Precision machined steel, such as custom‑ground shafts and high‑strength lead screws, converts hot‑ or cold‑drawn stock into installation‑ready parts with controlled runout, surface roughness, and thread class.

Machining is not a sign of poor upstream precision; it is the step that guarantees functional safety and interchangeability. Shafts often start from cold‑drawn bar with a close stock allowance, then receive turning, grinding, and keyway cutting to achieve h6/g6 tolerances and defined surface hardness patterns. High‑strength screws are typically machined from pre‑treated blanks to form precise threads and underhead geometries that resist fatigue crack initiation. Centralised machining centres can hold micron‑level accuracies and apply specialised coatings, turning a qualified steel blank into a fully certified end‑use component without the customer investing in multiple operations.

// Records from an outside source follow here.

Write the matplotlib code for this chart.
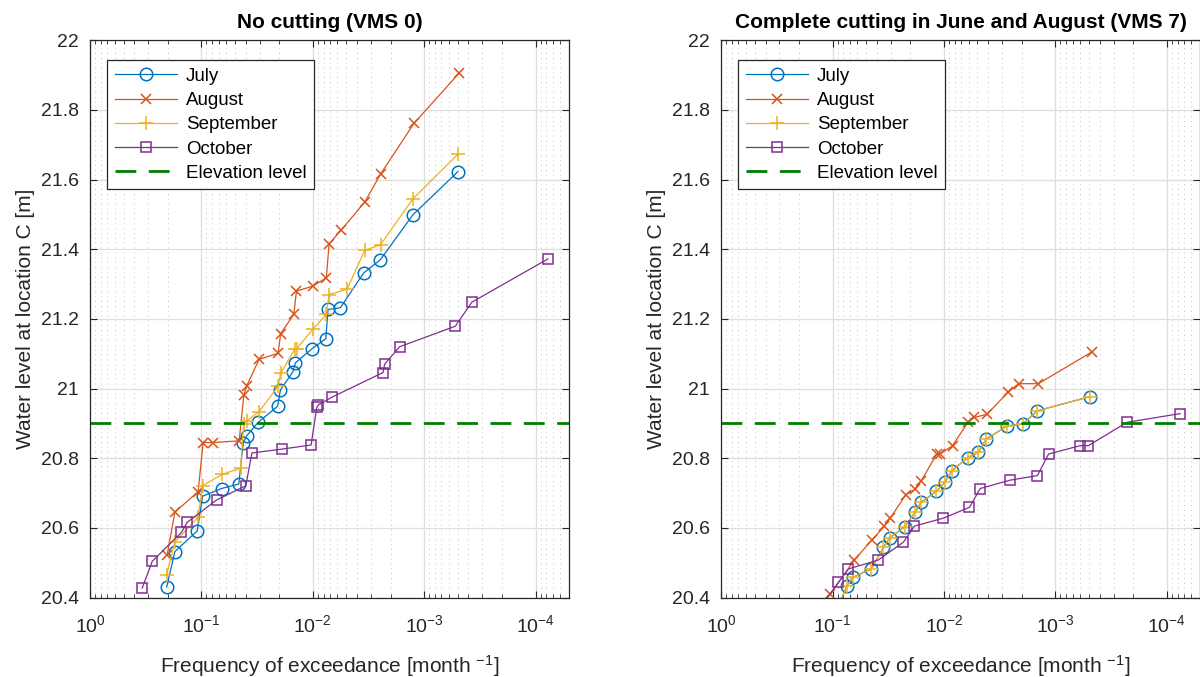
import numpy as np
import matplotlib
matplotlib.use('Agg')
import matplotlib.pyplot as plt
from matplotlib.ticker import LogLocator, FuncFormatter, MultipleLocator, NullFormatter

plt.rcParams['font.family'] = ['Liberation Sans', 'DejaVu Sans']
plt.rcParams['mathtext.fontset'] = 'custom'
plt.rcParams['mathtext.rm'] = 'Liberation Sans'
plt.rcParams['mathtext.it'] = 'Liberation Sans:italic'

# data: frequency of exceedance [1/month], water level [m]
left_july_f = [0.205, 0.173, 0.109, 0.0975, 0.0659, 0.0461, 0.0422, 0.0393, 0.0309, 0.0207, 0.0195,
               0.0151, 0.0143, 0.0101, 0.00764, 0.00729, 0.00565, 0.00349, 0.00247, 0.00126, 0.000497]
left_july_h = [20.43, 20.532, 20.591, 20.691, 20.713, 20.726, 20.843, 20.864, 20.903, 20.949, 20.996,
               21.048, 21.074, 21.115, 21.143, 21.227, 21.232, 21.332, 21.370, 21.499, 21.623]

left_aug_f = [0.203, 0.173, 0.107, 0.0964, 0.0784, 0.0458, 0.0416, 0.0393, 0.0303, 0.0205, 0.0194,
              0.0148, 0.014, 0.0100, 0.00755, 0.00714, 0.00553, 0.00342, 0.00246, 0.00123, 0.000487]
left_aug_h = [20.522, 20.645, 20.704, 20.845, 20.845, 20.850, 20.981, 21.007, 21.084, 21.101, 21.158,
              21.213, 21.280, 21.294, 21.318, 21.415, 21.456, 21.535, 21.616, 21.762, 21.905]

left_sep_f = [0.205, 0.173, 0.107, 0.0975, 0.065, 0.0445, 0.0416, 0.0393, 0.0303, 0.0205, 0.0194,
              0.0145, 0.0139, 0.0100, 0.00755, 0.00714, 0.00492, 0.00342, 0.00246, 0.00126, 0.000497]
left_sep_h = [20.465, 20.560, 20.630, 20.721, 20.754, 20.771, 20.898, 20.907, 20.934, 21.006, 21.044,
              21.113, 21.115, 21.170, 21.213, 21.270, 21.285, 21.397, 21.413, 21.545, 21.673]

left_oct_f = [0.34, 0.276, 0.151, 0.134, 0.0731, 0.0399, 0.0352, 0.019, 0.01035, 0.0092, 0.0089,
              0.00665, 0.00234, 0.00226, 0.00166, 0.000525, 0.000373, 7.76e-5]
left_oct_h = [20.427, 20.504, 20.587, 20.616, 20.680, 20.721, 20.815, 20.826, 20.838, 20.946, 20.953,
              20.976, 21.046, 21.070, 21.120, 21.179, 21.248, 21.372]

right_july_f = [0.095, 0.0744, 0.0657, 0.0450, 0.0349, 0.0308, 0.0226, 0.0181, 0.0161, 0.0117, 0.00976,
                0.00849, 0.0061, 0.0049, 0.00418, 0.00269, 0.00196, 0.00145, 0.000487]
right_july_h = [20.35, 20.434, 20.458, 20.482, 20.544, 20.571, 20.603, 20.645, 20.673, 20.705, 20.732,
                20.764, 20.802, 20.817, 20.855, 20.893, 20.898, 20.936, 20.977]

right_aug_f = [0.16, 0.105, 0.0636, 0.0444, 0.0342, 0.0304, 0.022, 0.0181, 0.016, 0.0116, 0.0108,
               0.00838, 0.00603, 0.00536, 0.00412, 0.00264, 0.00214, 0.00142, 0.000471]
right_aug_h = [20.35, 20.409, 20.508, 20.565, 20.605, 20.628, 20.695, 20.711, 20.735, 20.812, 20.812,
               20.836, 20.905, 20.917, 20.926, 20.990, 21.014, 21.014, 21.105]

right_sep_f = [0.095, 0.0744, 0.0657, 0.0450, 0.0349, 0.0308, 0.0226, 0.0181, 0.0161, 0.0117, 0.00976,
               0.00849, 0.0061, 0.0049, 0.00418, 0.00269, 0.00196, 0.00145, 0.000487]
right_sep_h = [20.35, 20.434, 20.458, 20.482, 20.544, 20.571, 20.603, 20.645, 20.673, 20.705, 20.732,
               20.764, 20.802, 20.817, 20.855, 20.893, 20.898, 20.936, 20.977]

right_oct_f = [0.144, 0.0885, 0.072, 0.0387, 0.0231, 0.0184, 0.0101, 0.0059, 0.00473, 0.00255, 0.00145,
               0.00115, 0.000599, 0.000505, 0.000228, 7.59e-5]
right_oct_h = [20.35, 20.444, 20.482, 20.508, 20.559, 20.605, 20.628, 20.659, 20.713, 20.737, 20.750,
               20.812, 20.836, 20.836, 20.903, 20.928]

elevation = 20.9
titles = ['No cutting (VMS 0)', 'Complete cutting in June and August (VMS 7)']
months = ['July', 'August', 'September', 'October']

# MATLAB default colours
colors = ['#0072BD', '#D95319', '#EDB120', '#7E2F8E']
markers = ['o', 'x', '+', 's']
msizes = [9, 7, 10, 7.5]

panels = [
    [(left_july_f, left_july_h), (left_aug_f, left_aug_h), (left_sep_f, left_sep_h), (left_oct_f, left_oct_h)],
    [(right_july_f, right_july_h), (right_aug_f, right_aug_h), (right_sep_f, right_sep_h), (right_oct_f, right_oct_h)],
]

fig = plt.figure(figsize=(12, 6.77), dpi=100)
ax_left = fig.add_axes([0.075, 0.1174, 0.3992, 0.8231])
ax_right = fig.add_axes([0.601, 0.1174, 0.3992, 0.8231])


def log_label(v, pos):
    e = int(round(np.log10(v)))
    return r'$10^{%d}$' % e


for ax, series, title in zip([ax_left, ax_right], panels, titles):
    for (f, h), name, c, m, ms in zip(series, months, colors, markers, msizes):
        ax.plot(f, h, color=c, marker=m, ms=ms, mfc='none', mew=1.1, lw=0.9, label=name)
    ax.axhline(elevation, color='#007F00', ls=(0, (7.5, 4.5)), lw=2, label='Elevation level')

    ax.set_xscale('log')
    ax.set_xlim(1, 5e-5)
    ax.set_ylim(20.4, 22)
    ax.xaxis.set_major_locator(LogLocator(base=10, numticks=10))
    ax.xaxis.set_minor_locator(LogLocator(base=10, subs=np.arange(2, 10), numticks=20))
    ax.xaxis.set_major_formatter(FuncFormatter(log_label))
    ax.xaxis.set_minor_formatter(NullFormatter())
    ax.yaxis.set_major_locator(MultipleLocator(0.2))
    ax.yaxis.set_major_formatter(FuncFormatter(lambda v, p: '%g' % round(v, 1)))

    ax.grid(True, which='major', color='#dedede', lw=0.9)
    ax.grid(True, which='minor', axis='x', color='#c4c4c4', ls=(0, (1, 4)), lw=0.7)
    ax.set_axisbelow(True)
    ax.tick_params(which='both', direction='in', top=True, right=True, labelsize=14, colors='#262626')
    ax.tick_params(axis='x', which='major', length=5, pad=12)
    ax.tick_params(axis='y', which='major', length=5, pad=8)
    ax.tick_params(which='minor', length=3)
    for s in ax.spines.values():
        s.set_color('#262626')
        s.set_linewidth(0.9)

    ax.set_title(title, fontsize=15, fontweight='bold', pad=9)
    ax.set_xlabel('Frequency of exceedance [month $^{-1}$]', fontsize=15, color='#262626', labelpad=12)
    ax.set_ylabel('Water level at location C [m]', fontsize=15, color='#262626', labelpad=4)

    leg = ax.legend(loc='upper left', bbox_to_anchor=(0.036, 0.964), borderaxespad=0, fontsize=13.5,
                    fancybox=False, framealpha=1, edgecolor='#262626', handlelength=3.3,
                    labelspacing=0.38, borderpad=0.4, handletextpad=0.5)
    leg.get_frame().set_linewidth(0.9)

fig.savefig('out.png', dpi=100)
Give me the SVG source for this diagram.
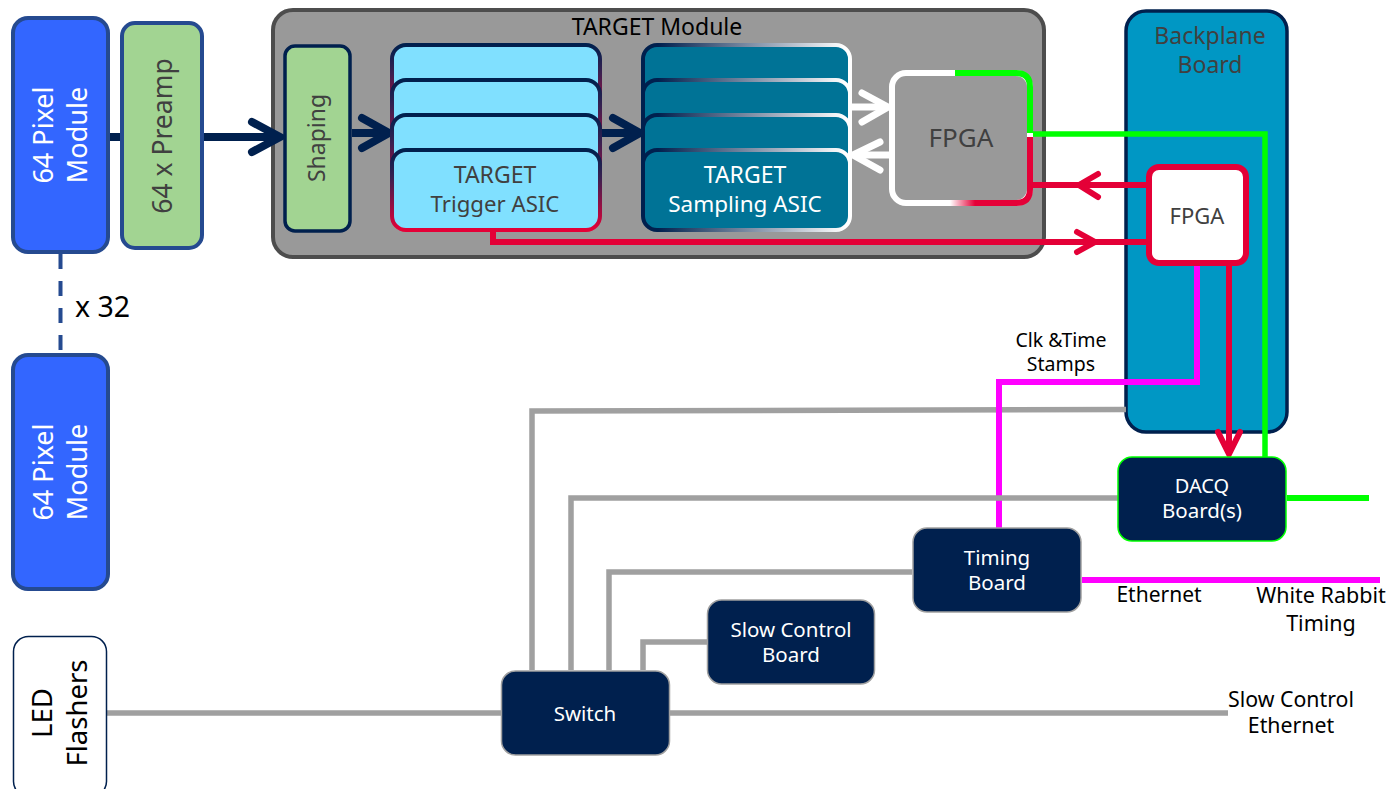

| Machined component | Typical starting stock | Key performance attributes |
|---|---|---|
| Precision shaft | Cold‑drawn round bar, pre‑treated | Tight diameter tolerance, low runout, bearing seat finish |
| High‑strength screw | Custom‑drawn bar, Q&T condition | Thread accuracy, high tensile strength, fatigue‑resistant root geometry |
A low‑per‑tonne price frequently hides extra expenses for straightening, heat treatment, and oversized machining allowances. Evaluating total acquisition cost reveals the most efficient steel solution.
Balance minimum yield and tensile strength, dimensional tolerance bands, and surface condition against total project cost—considering scrap loss, tool wear, processing hours, and logistics—to arrive at a realistic steel specification.
Before issuing an enquiry, map the function, loading, production route, and acceptable supply chain complexity onto a simple matrix. This exercise avoids over‑specifying, which wastes money, and under‑specifying, which risks failure. The table below compares the four principal paths discussed in this article.
| Path | Mechanical property flexibility | Dimensional precision (as‑supplied) | Initial cost | Typical total lead time | Best when |
|---|---|---|---|---|---|
| Standard‑shaped stock | Limited to commercial grades | Loose; requires rough machining | Low | Short | Prototypes, low‑duty brackets, simple shafts |
| Special‑shaped cold‑drawn profiles | Good; can be custom alloyed | High; often ready for finish grind only | Medium (die cost spread over volume) | Medium | Linear rails, seat mechanisms, serial production |
| Customized steel (microstructure / pre‑treated / bright) | Excellent; full metallurgical tailoring | High dimensional and surface quality | Medium‑high | Medium‑long | Fatigue‑critical parts, clean‑room machinery, automated lines |
| Precision machined components | Defined by blank plus machining | Excellent; micron‑level achievable | Medium‑high per part | Variable | Ready‑to‑install shafts, screws, and precision spindles |
Steel selection becomes a straightforward trade‑off once material characteristics are matched with manufacturing reality. Specifying the right starting form and condition eliminates redundant steps, tightens tolerance capability, and compresses the total cost of ownership.
Choose special steel by aligning cross‑section, tailored properties, and machining state with function, tolerances, and total cost—securing performance without hidden inefficiency.